Fête de Saint Benoît, homélie de Frère Marie
Lorsque St Benoît instaure ses monastères et écrit sa Règle des moines au 6ème siècle, son monde est aussi troublé que le nôtre. Un monde de conflits, de bouleversement de société et d’affrontements culturels et politiques. Beaucoup de monde circule en quête de lieux référant et de paix.
Ce qui résonne de la Règle de St Benoît, c’est un appel et une urgence. Voici que dans la foule Dieu appelle : « Qui désire la vie ! qui veux voir des jours heureux ! Qui désire le bonheur ? »
Si tu lui réponds : « c’est moi », Dieu te répond : « Si tu veux avoir la vie véritable et éternelle, interdis ta langue du mal et de toute parole trompeuse ; détourne-toi du mal et fais le bien ; cherche la paix avec ardeur et persévérance ». Vaste programme, et cependant si actuel et si urgent. Pour le mettre en œuvre nous avons besoin de découvrir cette paix en nous-même, condition indispensable pour la mettre en œuvre entre nous.
L'Eglise et le monde, ont besoin que les monastères soient des lieux un peu à l’écart de la communauté ecclésiale et sociale pour se retirer dans la solitude et le silence, conditions nécessaires pour une prière apaisée et profonde. La communauté de St Benoît accueille au seuil de son cloître pour offrir à l’Eglise et au monde le cadre d'une communauté assurant l’Opus Dei, le « service divin ». Ce service divin s’exprime par le service d’une prière ininterrompue, à travers les sept temps de prière de la journée, mais ce service divin s’exerce aussi à travers la mise en œuvre d’une vie fraternelle. Mise en œuvre d’une fraternité qui s‘exerce à l'amour fraternel, à l'obéissance mutuelle, à la pureté du cœur, au juste et au bon usage des biens de ce monde. Une fraternité qui s’exerce à poursuivre la paix, à marcher sur les chemins de l'Evangile.

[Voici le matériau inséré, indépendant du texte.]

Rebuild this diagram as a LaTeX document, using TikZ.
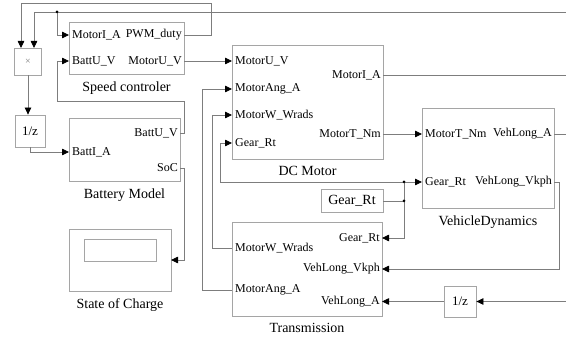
\documentclass[tikz,border=0pt]{standalone}
\usepackage{fontspec}
\setmainfont{Liberation Serif}
\usetikzlibrary{arrows.meta,positioning}
\definecolor{WireGray}{RGB}{125,125,125}
\definecolor{BoxGray}{RGB}{165,165,165}

\begin{document}
\begin{tikzpicture}[x=1pt,y=-1pt,
    block/.style={draw=BoxGray,line width=0.8pt,inner sep=0pt},
    port/.style={font=\fontsize{12}{12}\selectfont,inner sep=1pt},
    blocklabel/.style={font=\fontsize{14}{14}\selectfont,inner sep=1pt},
    wire/.style={draw=WireGray,line width=0.8pt},
    sig/.style={wire,-{Triangle[length=7pt,width=6.5pt,color=black]}}]
  \useasboundingbox (0,0) rectangle (566,339);
  % blocks
  \node[block,minimum width=27pt,minimum height=27pt,text=WireGray,font=\fontsize{10}{10}\selectfont] (mul) at (28,61.5) {×};
  \node[block,minimum width=30pt,minimum height=32pt,font=\fontsize{13}{13}\selectfont] (zA) at (30,131) {1/z};
  \node[block,minimum width=115pt,minimum height=52pt] (spc) at (126.5,48) {};
  \node[block,minimum width=111pt,minimum height=63pt] (bat) at (124.5,149.5) {};
  \node[block,minimum width=102pt,minimum height=62pt] (soc) at (120,260) {};
  \draw[BoxGray,line width=0.8pt] (84,239) rectangle (156,261);
  \node[block,minimum width=151pt,minimum height=114pt] (dcm) at (307.5,102) {};
  \node[block,minimum width=132pt,minimum height=100pt] (veh) at (488,158) {};
  \node[block,minimum width=62pt,minimum height=23pt,font=\fontsize{14}{14}\selectfont] (gear) at (352,201) {Gear\_Rt};
  \node[block,minimum width=150pt,minimum height=94pt] (trn) at (307,269) {};
  \node[block,minimum width=32pt,minimum height=31pt,font=\fontsize{13}{13}\selectfont] (zB) at (460,301.5) {1/z};

  % block names
  \node[blocklabel,below=6pt of spc] (spcL) {Speed controler};
  \node[blocklabel,below=6pt of bat] (batL) {Battery Model};
  \node[blocklabel,below=6pt of soc] (socL) {State of Charge};
  \node[blocklabel,below=6pt of dcm] (dcmL) {DC Motor};
  \node[blocklabel,below=6pt of veh] (vehL) {VehicleDynamics};
  \node[blocklabel,below=6pt of trn] (trnL) {Transmission};

  % ports
  \coordinate (mulIn1) at (21,48);
  \coordinate (mulIn2) at (34,48);
  \coordinate (spcIn1) at (69,35);
  \coordinate (spcIn2) at (69,61);
  \coordinate (spcOut1) at (184,35);
  \coordinate (spcOut2) at (184,61);
  \coordinate (batIn1) at (69,152);
  \coordinate (batOut1) at (180,133);
  \coordinate (batOut2) at (180,168);
  \coordinate (socIn) at (171,260);
  \coordinate (dcmIn1) at (232,61);
  \coordinate (dcmIn2) at (232,89);
  \coordinate (dcmIn3) at (232,115);
  \coordinate (dcmIn4) at (232,143);
  \coordinate (dcmOut1) at (383,75);
  \coordinate (dcmOut2) at (383,134);
  \coordinate (vehIn1) at (422,134);
  \coordinate (vehIn2) at (422,182);
  \coordinate (vehOut1) at (554,134);
  \coordinate (vehOut2) at (554,182);
  \coordinate (trnIn1) at (382,238);
  \coordinate (trnIn2) at (382,269);
  \coordinate (trnIn3) at (382,301.5);
  \coordinate (trnOut1) at (232,248);
  \coordinate (trnOut2) at (232,290);
  % free ends at the right border
  \coordinate (edgeA) at (566,12);
  \coordinate (edgeB) at (566,75);
  \coordinate (edgeC) at (566,134);
  \coordinate (edgeD) at (566,301.5);
  % branch points
  \coordinate (jA) at (57,12);
  \coordinate (jB) at (404,201);
  \coordinate (jC) at (404,182);

  \node[port,anchor=west,xshift=2pt] (spcIn1L) at (spcIn1) {MotorI\_A};
  \node[port,anchor=west,xshift=2pt] (spcIn2L) at (spcIn2) {BattU\_V};
  \node[port,anchor=east,xshift=-1pt] (spcOut1L) at (spcOut1) {PWM\_duty};
  \node[port,anchor=east,xshift=-1pt] (spcOut2L) at (spcOut2) {MotorU\_V};
  \node[port,anchor=west,xshift=2pt] (batIn1L) at (batIn1) {BattI\_A};
  \node[port,anchor=east,xshift=-1pt] (batOut1L) at (batOut1) {BattU\_V};
  \node[port,anchor=east,xshift=-1pt] (batOut2L) at (batOut2) {SoC};
  \node[port,anchor=west,xshift=2pt] (dcmIn1L) at (dcmIn1) {MotorU\_V};
  \node[port,anchor=west,xshift=2pt] (dcmIn2L) at (dcmIn2) {MotorAng\_A};
  \node[port,anchor=west,xshift=2pt] (dcmIn3L) at (dcmIn3) {MotorW\_Wrads};
  \node[port,anchor=west,xshift=2pt] (dcmIn4L) at (dcmIn4) {Gear\_Rt};
  \node[port,anchor=east,xshift=-1pt] (dcmOut1L) at (dcmOut1) {MotorI\_A};
  \node[port,anchor=east,xshift=-1pt] (dcmOut2L) at (dcmOut2) {MotorT\_Nm};
  \node[port,anchor=west,xshift=2pt] (vehIn1L) at (vehIn1) {MotorT\_Nm};
  \node[port,anchor=west,xshift=2pt] (vehIn2L) at (vehIn2) {Gear\_Rt};
  \node[port,anchor=east,xshift=-1pt] (vehOut1L) at (vehOut1) {VehLong\_A};
  \node[port,anchor=east,xshift=-1pt] (vehOut2L) at (vehOut2) {VehLong\_Vkph};
  \node[port,anchor=east,xshift=-1pt] (trnIn1L) at (trnIn1) {Gear\_Rt};
  \node[port,anchor=east,xshift=-1pt] (trnIn2L) at (trnIn2) {VehLong\_Vkph};
  \node[port,anchor=east,xshift=-1pt] (trnIn3L) at (trnIn3) {VehLong\_A};
  \node[port,anchor=west,xshift=2pt] (trnOut1L) at (trnOut1) {MotorW\_Wrads};
  \node[port,anchor=west,xshift=2pt] (trnOut2L) at (trnOut2) {MotorAng\_A};

  % signals
  \draw[sig] (spcOut1) -| (211,3) -| (mulIn1);
  \draw[sig] (edgeA) -| (mulIn2);
  \draw[sig] (jA) |- (spcIn1);
  \draw[sig] (mul.south) -- (mul.south |- zA.north);
  \draw[sig] (zA.south) |- (batIn1);
  \draw[sig] (batOut1) -| (184,101) -| (57,61) -- (spcIn2);
  \draw[sig] (batOut2) -| (184,260) -- (socIn);
  \draw[sig] (spcOut2) -- (dcmIn1);
  \draw[sig] (trnOut2) -- (202,290) |- (dcmIn2);
  \draw[sig] (trnOut1) -- (212,248) |- (dcmIn3);
  \draw[wire] (gear.east) -- (jB) -- (jC);
  \draw[sig] (jC) -- (vehIn2);
  \draw[sig] (jC) -- (220,182) |- (dcmIn4);
  \draw[sig] (jB) |- (trnIn1);
  \draw[wire] (dcmOut1) -- (edgeB);
  \draw[sig] (dcmOut2) -- (vehIn1);
  \draw[wire] (vehOut1) -- (edgeC);
  \draw[sig] (vehOut2) -- (559,182) |- (trnIn2);
  \draw[sig] (edgeD) -- (zB.east);
  \draw[sig] (zB.west) -- (trnIn3);
  \fill (jA) circle (1.5pt);
  \fill (jB) circle (1.5pt);
  \fill (jC) circle (1.5pt);
\end{tikzpicture}
\end{document}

Les monastères sont des lieux de présence de Dieu. Des lieux où chacun peut être accueilli tel qu’il est sous un regard libre et bienveillant. Quand le pape St Grégoire écrit la vie de St Benoît, il le définit comme ‘homme de Dieu’, comme quelqu’un qui habitait avec lui-même sous le regard de Dieu. Cette soif de vraie vie personnelle propre à l'idéal monastique garde toute son actualité. Ce désir de retrouver notre vie personnelle dont nous avons soif et que le développement de notre modernité et de notre culture ambiante à la fois étouffe et en éveille la nécessité. Plus que jamais il manque à notre société le silence avec son authentique parole intérieure, il lui manque l'ordre, la prière, la paix. A chacun il lui manque lui-même.

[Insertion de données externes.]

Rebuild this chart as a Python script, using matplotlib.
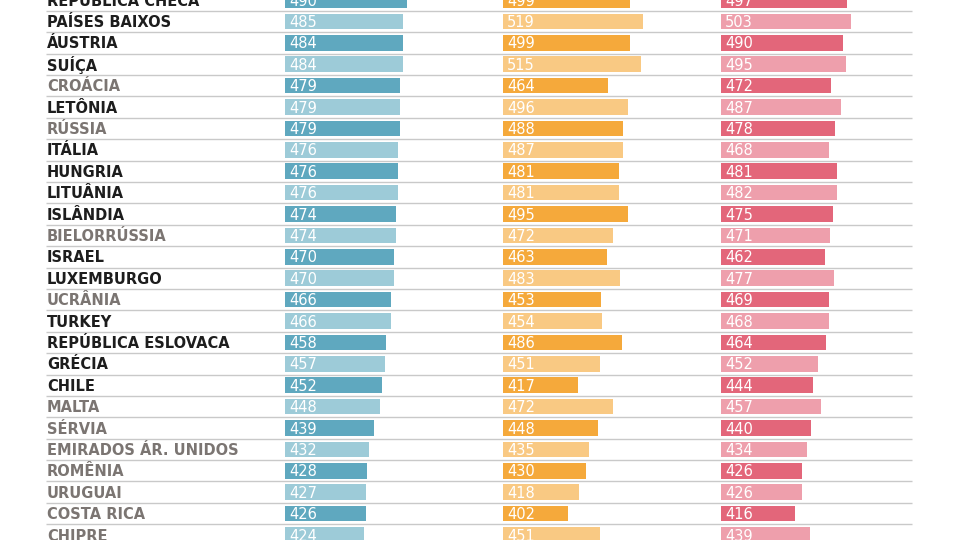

Le cadre de la vie bénédictine permet ce retour à soi-même dans la présence bienfaisante de Dieu, c’est un chemin de profonde réconciliation.
Cette réconciliation ne s’arrête pas à l’individu. La Règle de St Benoît insiste sur l’idéal évangélique de cheminer ensemble. Le souci de la charité fraternelle et du service commun tient beaucoup de place. Les moines ont le souci du monde, de l’humanité. Ils ont le souci d’un monde juste et en paix. Cette humanité est la leur. St Benoît à l’exemple du Christ ne fait pas acception de personnes. Pour St Benoît, l’accueil est inconditionnel, le Christ est présent à travers toute humanité, pauvres, pèlerins, visiteurs, frères et sœurs dans la foi. Chez St Benoît il n’y a pas de clivages identitaires, le Christ est pour tous. Ceci n’empêche pas une lucidité sur la complexité de la nature humaine et donc la nécessité d’une Règle pour éviter les attitudes ou les comportements inadaptés, mais la visée est le bien et la vérité au service de tous, et surtout la recherche incessante de la paix, celle que le Christ a instaurée, à laquelle il nous appelle et nous exhorte à en être les inlassables artisans.